If behavior and technology do not change, more numerous humans will trample the earth and endanger our own survival. The snake brain in each of us makes me cautious about relying heavily on changes in behavior. In contrast, centuries of extraordinary technical progress give me great confidence that diffusion of our best practices and continuing innovation can advance us much further in decarbonization, landless agriculture, and other cardinal directions for a prosperous, green environment. For engineers and others in the technical enterprise the urgency and prizes for sustaining their contributions could not be higher. Because the human brain does not change, technology must.

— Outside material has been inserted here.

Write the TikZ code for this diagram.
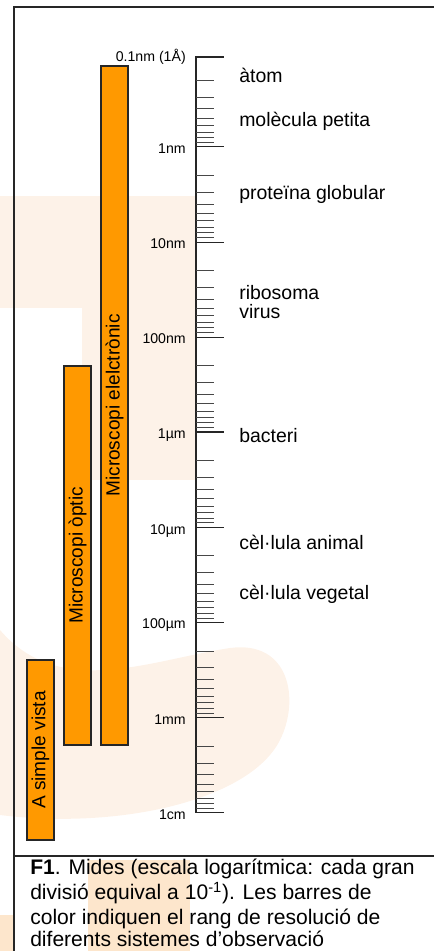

Acknowledgement: Thanks to Perrin Meyer for assistance.

Figure 1

Figure 1: World primary energy sources have declined in carbon intensity since 1860. The evolution is seen in the ratio of hydrogen (H) to carbon (C) in the world fuel mix, graphed on a logarithmic scale, analyzed as a logistic growth process and plotted in the linear transform of the logistic (S) curve. Progression of the ratio above natural gas (methane, CH 4) requires production of large amounts of hydrogen fuel with non-fossil energy.

Figure 2

Figure 2: Energy efficiency is a term of modern invention, but the efficiency of energy conversion devices has been increasing for hundreds and probably thousands of years. Improvements in motors and lamps are analyzed here in the linear transform of the logistic (S-shaped) growth process.

Figure 3

Figure 3: The trends of maize yields grown by the winners of the Iowa Master Corn Growers Contest and of average yields of Iowa, World, and Brazilian farmers, and the average annual rise since 1960.

Figure 4

Figure 4: The average cropland per person since about the year 1700. The star shows the small amount of land required by an Iowa Master corn grower to produce the calories needed to sustain a person for a year.

Endnotes:

[1] Technical information and sources for the text and figures are found in papers on-line at phe.rockefeller.edu See, for example, “The Liberation of the Environment,” Jesse H. Ausubel; “Lightening the Tread of Population on the Land: American Examples,” Paul E. Waggoner, Jesse H. Ausubel, and Iddo K. Wernick; and “Energy and Environment: The Light Path,” Jesse H. Ausubel.

[2] Paul D. MacLean, The Triune Brain in Evolution: Role in Paleocerebral Functions, Plenum, New York, 1990.